In the past month, we’ve seen some new search engine launches. Two in particular were able to generate a hype cycle of early positive reviews and excitement: Bing and Wolfram Alpha. One was launched by Microsoft, and the other by a startup. It is inherently not a fair comparison because Microsoft has so much more money to spend on marketing ($80 to $100 million is earmarked for Bing)> But most of the buzz so far has been generated by the respective launches with all of the blog and news coverage that entails.
So even though it is not fair, let’s compare the two, because it is instructive. There is little data on actual traffic or search volume for either site at this point. Instead, I looked at another proxy of interest: Google searches for both sites as measured by Google Trends. As you can see by the chart above, searches for “Wolfram Alpha” began to build up the weekend that it soft launched on May 15, peaking the following Monday, and then trailing off after that. It had a strong showing, and then interest waned.

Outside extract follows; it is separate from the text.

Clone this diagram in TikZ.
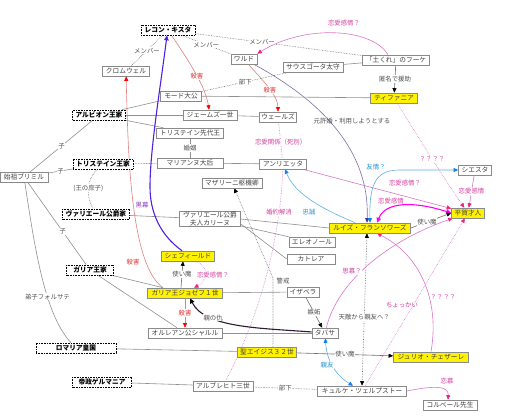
\documentclass[tikz,border=0pt]{standalone}
\usepackage{fontspec}
\setmainfont{Noto Sans CJK JP}
\usetikzlibrary{arrows.meta}
\pgfdeclarelayer{bg}
\pgfsetlayers{bg,main}
\newcommand\fsz{\fontsize{6.7}{7.6}\selectfont}
\newcommand\lsz{\fontsize{6.4}{7}\selectfont}
\definecolor{bordergray}{HTML}{8A8A8A}
\definecolor{boxtext}{HTML}{404040}
\definecolor{lblgray}{HTML}{505050}
\definecolor{lblred}{HTML}{E03030}
\definecolor{lblmag}{HTML}{D63FA0}
\definecolor{lblblue}{HTML}{2090D0}
\definecolor{lblpur}{HTML}{9040C0}
\definecolor{lngray}{HTML}{909090}
\definecolor{dotgray}{HTML}{707070}
\definecolor{killred}{HTML}{E08080}
\definecolor{mglc}{HTML}{D878C8}
\definecolor{mghc}{HTML}{F0207F}
\definecolor{bmgc}{HTML}{FF00F0}
\definecolor{blc}{HTML}{60B0E0}
\definecolor{blh}{HTML}{1080F0}
\definecolor{purc}{HTML}{8070A0}
\definecolor{purh}{HTML}{4030A0}
\definecolor{violc}{HTML}{5020E0}
\definecolor{darkc}{HTML}{301838}
\tikzset{
 box/.style={draw=bordergray, fill=white, text=boxtext, font=\fsz, inner xsep=1pt, inner ysep=0.5pt, minimum height=10pt, line width=0.6pt},
 yel/.style={box, fill=yellow},
 fam/.style={box, draw=black, densely dotted, text=black, font=\fsz\bfseries},
 lb/.style={font=\lsz, text=lblgray, fill=white, inner sep=0.6pt},
 lbr/.style={lb, text=lblred},
 lbm/.style={lb, text=lblmag},
 lbb/.style={lb, text=lblblue},
 lbp/.style={lb, text=lblpur},
 nf/.style={fill=none},
 gl/.style={draw=lngray, line width=0.6pt},
 dl/.style={draw=dotgray, densely dotted, line width=0.6pt},
 kill/.style={draw=killred, line width=0.6pt, -{Triangle[length=4.5pt,width=4pt,color=red]}},
 bkarr/.style={draw=dotgray, line width=0.6pt, -{Triangle[length=4.5pt,width=4pt,color=black]}},
 bkboth/.style={dl, {Triangle[length=4.5pt,width=4pt,color=black]}-{Triangle[length=4.5pt,width=4pt,color=black]}},
 mgline/.style={draw=mglc, line width=0.6pt, -{Triangle[length=4.5pt,width=4pt,color=mghc]}},
 mgdot/.style={mgline, densely dotted},
 mgplain/.style={draw=mglc, line width=0.6pt, densely dotted},
 bmg/.style={draw=bmgc, line width=1.1pt, {Triangle[length=5pt,width=4.5pt,color=bmgc]}-{Triangle[length=5pt,width=4.5pt,color=bmgc]}},
 bline/.style={draw=blc, line width=0.6pt, -{Triangle[length=4.5pt,width=4pt,color=blh]}},
 bboth/.style={draw=blc, line width=0.6pt, {Triangle[length=4.5pt,width=4pt,color=blh]}-{Triangle[length=4.5pt,width=4pt,color=blh]}},
 pline/.style={draw=purc, line width=0.6pt, -{Triangle[length=4.5pt,width=4pt,color=purh]}},
 vline/.style={draw=violc, line width=1.1pt, -{Triangle[length=5pt,width=4.5pt,color=violc]}},
 kline/.style={draw=darkc, line width=1.1pt, -{Triangle[length=5pt,width=4.5pt,color=black]}},
}
\begin{document}
\begin{tikzpicture}[x=1pt,y=-1pt]
\begin{pgfonlayer}{bg}
\fill[white] (0,0) rectangle (512,418);
\end{pgfonlayer}
\useasboundingbox (0,0) rectangle (512,418);
% nodes
\node[fam, minimum width=54pt] (reconquista) at (168,30) {レコン・キスタ};
\node[box, minimum width=47pt] (cromwell) at (126,71) {クロムウェル};
\node[box, minimum width=26pt] (wardes) at (244,59) {ワルド};
\node[box, minimum width=60pt] (saxe) at (313,67) {サウスゴータ太守};
\node[box, minimum width=67pt] (fouquet) at (396,60) {「土くれ」のフーケ};
\node[yel, minimum width=47pt] (tiffania) at (394,98) {ティファニア};
\node[box, minimum width=41pt] (maude) at (181,96) {モード大公};
\node[fam, minimum width=53pt] (albion) at (99,115) {アルビオン王家};
\node[box, minimum width=54pt] (james) at (210,115) {ジェームズ一世};
\node[box, minimum width=37pt] (wales) at (278,117) {ウェールズ};
\node[box, minimum width=67pt] (oldking) at (190,133) {トリステイン先代王};
\node[box, minimum width=66pt] (marianne) at (190,163) {マリアンヌ大后};
\node[fam, minimum width=60pt] (tristain) at (103,164) {トリステイン王家};
\node[box, minimum width=48pt] (brimir) at (24,177) {始祖ブリミル};
\node[fam, minimum width=67pt] (valliere) at (96,214) {ヴァリエール公爵家};
\node[box, minimum width=47pt] (henrietta) at (283,164) {アンリエッタ};
\node[box, minimum width=60pt] (mazarin) at (232,183) {マザリーニ枢機卿};
\node[box, minimum width=61pt, align=center] (karine) at (210,219) {ヴァリエール公爵\\夫人カリーヌ};
\node[box, minimum width=46pt] (eleonore) at (312,242) {エレオノール};
\node[box, minimum width=48pt] (cattleya) at (311,259) {カトレア};
\node[yel, minimum width=53pt] (sheffield) at (188,256) {シェフィールド};
\node[yel, minimum width=81pt] (louise) at (370,228) {ルイズ・フランソワーズ};
\node[box, minimum width=33pt] (siesta) at (475,170) {シエスタ};
\node[yel, minimum width=33pt] (saito) at (468,213) {平賀才人};
\node[fam, minimum width=47pt] (gallia) at (90,270) {ガリア王家};
\node[yel, minimum width=75pt] (joseph) at (185,293) {ガリア王ジョゼフ１世};
\node[box, minimum width=32pt] (isabella) at (303,292) {イザベラ};
\node[box, minimum width=26pt] (tabitha) at (325,333) {タバサ};
\node[box, minimum width=74pt] (orleans) at (185,333) {オルレアン公シャルル};
\node[yel, minimum width=59pt] (vittorio) at (267,352) {聖エイジス３２世};
\node[fam, minimum width=80pt] (romalia) at (76,348) {ロマリア皇国};
\node[fam, minimum width=59pt] (germania) at (102,382) {帝政ゲルマニア};
\node[box, minimum width=60pt] (albrecht) at (223,386) {アルブレヒト三世};
\node[box, minimum width=89pt] (kirche) at (362,391) {キュルケ・ツェルプストー};
\node[yel, minimum width=75pt] (julio) at (431,357) {ジュリオ・チェザーレ};
\node[box, minimum width=54pt] (colbert) at (450,405) {コルベール先生};
% edges
\begin{pgfonlayer}{bg}
\draw[dl] (reconquista) -- node[lb,pos=.5]{メンバー} (cromwell);
\draw[dl] (reconquista) -- node[lb,pos=.5]{メンバー} (wardes);
\draw[dl] (reconquista) -- node[lb,pos=.4]{メンバー} (fouquet);
\draw[kill] (reconquista) .. controls (188,60) and (205,85) .. node[lbr,pos=.55]{殺害} (james);
\draw[kill] ([xshift=-22pt]joseph.north) .. controls (130,265) and (128,150) .. (cromwell);
\draw[kill] (wardes) .. controls (262,80) and (278,95) .. node[lbr,pos=.55]{殺害} (wales);
\draw[mgline] ([xshift=-8pt]fouquet.north) .. controls (372,28) and (305,24) .. (wardes.north east);
\draw[pline] (wardes) .. controls (320,100) and (370,150) .. ([xshift=-3pt]louise.north);
\draw[gl] (saxe) -- (fouquet);
\draw[dl] (saxe) -- node[lb]{部下} (maude);
\draw[gl] (maude) -- (tiffania);
\draw[gl] (albion) -- (maude);
\draw[gl] (albion) -- (james);
\draw[gl] (albion) -- (oldking);
\draw[gl] (james) -- (wales);
\draw[bkarr] (fouquet) -- node[lb]{匿名で援助} (tiffania);
\draw[mgdot] (tiffania) .. controls (420,140) and (445,180) .. node[lbm,pos=.5]{？？？？} (saito);
\draw[mgplain] (wales) -- node[lbm,pos=.55]{恋愛関係（死別）} (henrietta);
\draw[gl] (brimir) -- node[lb]{子} (albion);
\draw[gl] (brimir) -- node[lb]{子} (tristain);
\draw[gl] (brimir) -- node[lb,pos=.6]{子} (gallia);
\draw[gl] (brimir) .. controls (35,250) and (45,315) .. node[lb,pos=.62]{弟子フォルサテ} (romalia);
\draw[dl] (tristain) .. controls (86,180) and (86,196) .. node[lb]{(王の庶子)} (valliere);
\draw[dl] (tristain) -- (marianne);
\draw[gl] (oldking) -- node[lb]{婚姻} (marianne);
\draw[gl] (marianne) -- (henrietta);
\draw[gl] (valliere) -- (karine);
\draw[gl] (karine.east) -- (louise.west);
\draw[gl] (karine) -- (eleonore);
\draw[gl] ([yshift=-5pt]karine.east) -- (cattleya.west);
\draw[mgplain] (henrietta) .. controls (281,220) and (268,300) .. node[lbm,pos=.25]{婚約解消} (albrecht);
\draw[dl, -{Triangle[length=4.5pt,width=4pt,color=black]}] ([xshift=6pt]vittorio.north) -- (273,278) -- (mazarin);
\draw[bline] ([xshift=-15pt]louise.north) .. controls (325,210) and (295,195) .. (henrietta);
\draw[bboth] (louise.north) .. controls (369,180) and (378,170) .. (400,170) -- (siesta.west);
\draw[mgline] (henrietta) -- (saito);
\draw[mgline] (siesta) -- node[lbm]{恋愛感情} (saito);
\draw[bmg] ([xshift=7pt]louise.north) .. controls (385,203) and (410,200) .. (saito.west);
\draw[bkarr] (louise.east) -- node[lb,pos=.4]{使い魔} (saito.west);
\draw[mgline] (tabitha) .. controls (338,280) and (390,240) .. (saito);
\draw[mgdot] (kirche) -- (saito);
\draw[mgline] (julio.north) .. controls (440,300) and (420,255) .. ([xshift=7pt]louise.south);
\draw[bkboth] (kirche.north) -- node[lb,pos=.45]{天敵から親友へ？} ([xshift=-3pt]louise.south);
\draw[bboth] (tabitha) .. controls (327,365) and (340,378) .. (kirche);
\draw[bkarr] (isabella) -- node[lb]{嫉妬} (tabitha);
\draw[kline] (tabitha) .. controls (260,328) and (205,328) .. node[lb,pos=.7]{親の仇} ([xshift=5pt]joseph.south);
\draw[kill] (joseph) -- node[lbr]{殺害} (orleans);
\draw[bkarr] ([xshift=-4pt]joseph.north) -- node[lb]{使い魔} ([xshift=-5pt]sheffield.south);
\draw[mgdot] ([xshift=8pt]sheffield.south) .. controls (212,268) and (205,282) .. ([xshift=9pt]joseph.north);
\draw[vline] ([xshift=-6pt]sheffield.north) .. controls (160,235) and (150,212) .. (150,187) .. controls (150,150) and (160,90) .. ([xshift=-1pt]reconquista.south);
\draw[gl] (gallia) -- (joseph);
\draw[gl] (gallia) -- (orleans);
\draw[gl] (joseph) -- (isabella);
\draw[gl] (orleans) -- (tabitha);
\draw[gl] (romalia) -- (vittorio);
\draw[bkarr] (vittorio) -- node[lb]{使い魔} (julio);
\draw[gl] (germania) -- (albrecht);
\draw[dl] (albrecht) -- node[lb]{部下} (kirche);
\draw[mgline] (kirche.east) .. controls (432,386) and (449,385) .. ([xshift=-2pt]colbert.north);
\end{pgfonlayer}
% free labels
\node[lbm,nf] (l1) at (344,23) {恋愛感情？};
\node[lb,nf] (l2) at (352,121) {元許婚・利用しようとする};
\node[lbb,nf] (l3) at (309,212) {忠誠};
\node[lbb,nf] (l4) at (376,167) {友情？};
\node[lbm,nf] (l5) at (405,183) {恋愛感情？};
\node[lbm,nf] (l6) at (391,201) {恋愛感情};
\node[lbm] (l7) at (352,271) {思慕？};
\node[lbm,nf] (l8) at (402,305) {ちょっかい};
\node[lbm,nf] (l9) at (443,297) {？？？？};
\node[lbp,nf] (l10) at (142,205) {黒幕};
\node[lb] (l11) at (283,281) {警戒};
\node[lbm,nf] (l12) at (447,381) {恋慕};
\node[lbr] (l13) at (133,262) {殺害};
\node[lbb] (l14) at (327,365) {親友};
\node[lbm] (l15) at (213,275) {恋愛感情？};
\end{tikzpicture}
\end{document}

Interest in Bing, on the other hand, started out just as strong with its unveiling last week. Then when it actually launched, interest shot up even higher. The positive experience many people had with their first search certainly helped.
Now, the question is: Can Bing keep up the momentum, or will interest in the latest search experiment fade away as fast as it did for Wolfram Alpha? That is where Microsoft’s big check book and that advertising campaign come in. You are going to be hearing a lot more about Bing overt the next few months: on TV, on the Web, and, yes, even on Google. Microsoft cannot afford to let Bing disappear from view.